In the mid 1960's another council estate was built at Covingham. A private estate was built at Nythe.

After World War II the council tried to diversify industry. Swindon was still very much a one-industry town in the late 1940's with more than half of the male workforce working for the railway. An industrial estate was built at Rodbourne Cheney in the years 1955-64. Greenbridge industrial estate was built in the early 1960's.

The end of an era came in 1986 when the railway works closed but by then the town was no longer dependent on it. Today Swindons railway heritage lives on in the form of museums.

Today industry is far more diverse than it was 50 years ago.

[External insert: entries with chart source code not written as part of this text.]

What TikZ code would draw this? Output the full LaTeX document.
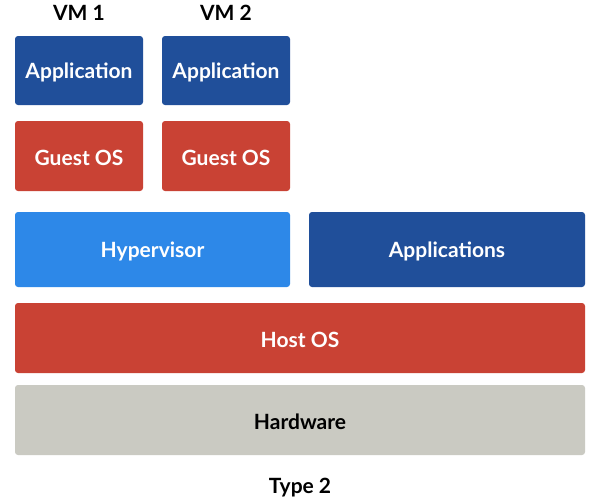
\documentclass[tikz,border=0pt]{standalone}
\usepackage{fontspec}
\setmainfont{Lato}
\definecolor{dblue}{HTML}{204F9A}
\definecolor{lblue}{HTML}{2D88E8}
\definecolor{cred}{HTML}{C94234}
\definecolor{cgrey}{HTML}{CACAC2}
\begin{document}
\begin{tikzpicture}[x=1pt,y=-1pt,
  blk/.style={rounded corners=3pt,draw=none,text=white,font=\bfseries\fontsize{21}{24}\selectfont},
  lbl/.style={font=\bfseries\fontsize{21}{24}\selectfont,text=black}]
\useasboundingbox (0,0) rectangle (600,501);
\fill[white] (0,0) rectangle (600,501);
\path[blk,fill=dblue] (15,36) rectangle (143,105) node[midway,yshift=-1.5pt] (app1) {Application};
\path[blk,fill=dblue] (162,36) rectangle (290,105) node[midway,yshift=-1.5pt] (app2) {Application};
\path[blk,fill=cred] (15,121) rectangle (143,191) node[midway,yshift=-1.5pt] (gos1) {Guest OS};
\path[blk,fill=cred] (162,121) rectangle (290,191) node[midway,yshift=-1.5pt] (gos2) {Guest OS};
\path[blk,fill=lblue] (15,212) rectangle (290,287) node[midway,yshift=-1.5pt] (hyp) {Hypervisor};
\path[blk,fill=dblue] (309,212) rectangle (585,287) node[midway,yshift=-1.5pt] (apps) {Applications};
\path[blk,fill=cred] (15,303) rectangle (585,373) node[midway,yshift=-1.5pt] (host) {Host OS};
\path[blk,fill=cgrey,text=black] (15,385) rectangle (585,455) node[midway,yshift=-1.5pt] (hw) {Hardware};
\node[lbl] (vm1) at (79,13) {VM 1};
\node[lbl] (vm2) at (226,13) {VM 2};
\node[lbl] (type) at (300,488) {Type 2};
\end{tikzpicture}
\end{document}
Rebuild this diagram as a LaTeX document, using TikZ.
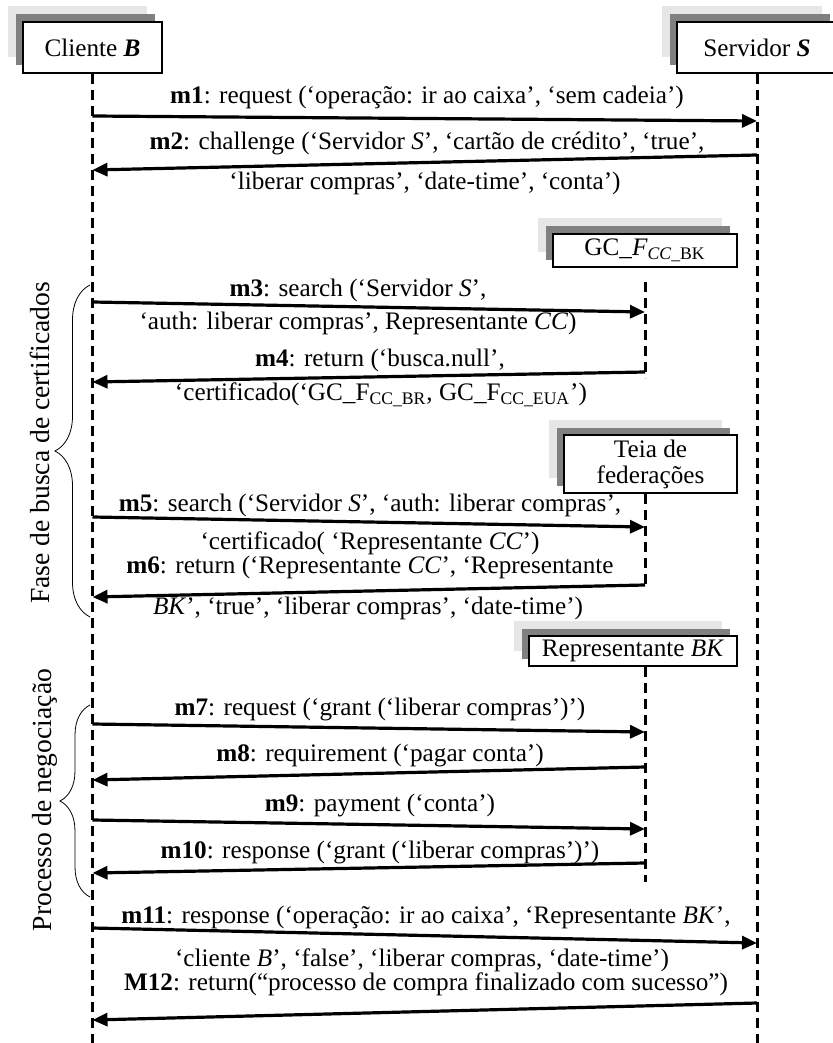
\documentclass[tikz,border=0pt]{standalone}
\usepackage{fontspec}
\setmainfont{Liberation Serif}
\usetikzlibrary{arrows.meta, positioning, shadows, decorations.pathreplacing}
\definecolor{ShadowLight}{RGB}{230,230,230}
\definecolor{ShadowDark}{RGB}{128,128,128}

\begin{document}
\begin{tikzpicture}[
    x=0.5pt, y=-0.5pt,
    font=\fontsize{12.6pt}{13pt}\selectfont,
    obj/.style={rectangle, draw, thick, fill=white, align=center, inner sep=0.5pt,
      general shadow={fill=ShadowLight, shadow xshift=-7.5pt, shadow yshift=7.75pt},
      general shadow={fill=ShadowDark, shadow xshift=-3.5pt, shadow yshift=3.75pt}},
    lifeline/.style={line width=1.5pt, dash pattern=on 5pt off 3pt},
    msg/.style={-{Triangle[length=7.5pt, width=6.5pt]}, line width=1.6pt},
    lbl/.style={inner sep=0pt},
    phase/.style={decorate, decoration={brace, amplitude=#1}, thin},
    phaselbl/.style={rotate=90, font=\fontsize{13.8pt}{15pt}\selectfont}
  ]
  \useasboundingbox (0,0) rectangle (832,1043);

  \node (cliente) [obj, minimum width=69.5pt, minimum height=25.5pt] at (92.5,47.5) {Cliente \textbf{\textit{B}}};
  \node (servidor) [obj, minimum width=80pt, minimum height=25.5pt] at (757,47.5) {Servidor \textbf{\textit{S}}};
  \node (gcbk) [obj, minimum width=92pt, minimum height=16.5pt] at (645,250.5) {GC\_\textit{F}\textsubscript{\textit{CC}\_BK}};
  \node (teia) [obj, minimum width=86.5pt, minimum height=29pt] at (650.5,464) {Teia de\\federações};
  \node (repbk) [obj, minimum width=104pt, minimum height=15pt] at (633,651) {Representante \textit{BK}};

  \draw [lifeline] (cliente.south) -- (cliente |- 0,1043);
  \draw [lifeline] (servidor.south) -- (servidor |- 0,1043);
  \draw [lifeline] (gcbk |- 0,282) -- (gcbk |- 0,378);
  \draw [lifeline] (teia.south -| gcbk) -- (gcbk |- 0,588);
  \draw [lifeline] (repbk.south -| gcbk) -- (gcbk |- 0,882);

  \draw [msg] (cliente |- 0,116) -- (servidor |- 0,121);
  \node (l1) [lbl] at (427,97) {\textbf{m1}: request (‘operação: ir ao caixa’, ‘sem cadeia’)};

  \draw [msg] (servidor |- 0,155) -- (cliente |- 0,170);
  \node (l2a) [lbl] at (427,143) {\textbf{m2}: challenge (‘Servidor \textit{S}’, ‘cartão de crédito’, ‘true’,};
  \node (l2b) [lbl] at (425,183) {‘liberar compras’, ‘date-time’, ‘conta’)};

  \draw [msg] (cliente |- 0,302) -- (gcbk |- 0,312);
  \node (l3a) [lbl] at (358,290) {\textbf{m3}: search (‘Servidor \textit{S}’,};
  \node (l3b) [lbl] at (358,323) {‘auth: liberar compras’, Representante \textit{CC})};

  \draw [msg] (gcbk |- 0,372) -- (cliente |- 0,382);
  \node (l4a) [lbl] at (380,360) {\textbf{m4}: return (‘busca.null’,};
  \node (l4b) [lbl] at (381,395) {‘certificado(‘GC\_F\textsubscript{CC\_BR}, GC\_F\textsubscript{CC\_EUA}’)};

  \draw [msg] (cliente |- 0,517) -- (gcbk |- 0,527);
  \node (l5a) [lbl] at (370,505) {\textbf{m5}: search (‘Servidor \textit{S}’, ‘auth: liberar compras’,};
  \node (l5b) [lbl] at (370,543) {‘certificado( ‘Representante \textit{CC}’)};

  \draw [msg] (gcbk |- 0,585) -- (cliente |- 0,597);
  \node (l6a) [lbl] at (370,567) {\textbf{m6}: return (‘Representante \textit{CC}’, ‘Representante};
  \node (l6b) [lbl] at (368,608) {\textit{BK}’, ‘true’, ‘liberar compras’, ‘date-time’)};

  \draw [msg] (cliente |- 0,724) -- (gcbk |- 0,732);
  \node (l7) [lbl] at (380,709) {\textbf{m7}: request (‘grant (‘liberar compras’)’)};

  \draw [msg] (gcbk |- 0,767) -- (cliente |- 0,780);
  \node (l8) [lbl] at (380,755) {\textbf{m8}: requirement (‘pagar conta’)};

  \draw [msg] (cliente |- 0,820) -- (gcbk |- 0,829);
  \node (l9) [lbl] at (380,805) {\textbf{m9}: payment (‘conta’)};

  \draw [msg] (gcbk |- 0,863) -- (cliente |- 0,873);
  \node (l10) [lbl] at (380,852) {\textbf{m10}: response (‘grant (‘liberar compras’)’)};

  \draw [msg] (cliente |- 0,928) -- (servidor |- 0,943);
  \node (l11a) [lbl] at (426,917) {\textbf{m11}: response (‘operação: ir ao caixa’, ‘Representante \textit{BK}’,};
  \node (l11b) [lbl] at (422,960) {‘cliente \textit{B}’, ‘false’, ‘liberar compras, ‘date-time’)};

  \draw [msg] (servidor |- 0,1003) -- (cliente |- 0,1020);
  \node (l12) [lbl] at (426,984) {\textbf{M12}: return(“processo de compra finalizado com sucesso”)};

  \draw [phase=17.5pt] (90,617) -- (90,285);
  \node (fase) [phaselbl] at (40,443) {Fase de busca de certificados};
  \draw [phase=15pt] (90,897) -- (90,705);
  \node (negoc) [phaselbl] at (45,800) {Processo de negociação};
\end{tikzpicture}
\end{document}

The main employers are car manufacturing (Honda moved to Swindon in 1985), insurance, banking and building societies Other large employers are engineering, pharmaceuticals and food distribution. Today tourism has become a major industry.

The Parade Shopping Precinct was built in 1964 and the town centre was pedestrianized in 1976. The Brunel Centre was first built in 1978. However, it was revamped in the 1990s and was turned into Brunel Arcade and Brunel Plaza. Great Western designer outlet centre opened in 1997. Greenbridge retail centre was opened in stages between 1996 and 1999. Oasis leisure centre opened in 1976.

In 1997 Swindon was made a unitary authority. In 1998 a park and ride scheme began in the town.

SWINDON IN THE 21st CENTURY

Steam, the Great Western Railway museum opened in 2000. Also in the year 2000 Bath University opened a branch at Swindon.

The Great Western Hospital opened in December 2002 and the Great Western Hospital opened in 2002. Then a new library opened in Swindon in 2008.

Today the population of Swindon is 185,000. Swindon is now one of the fastest growing towns in Europe.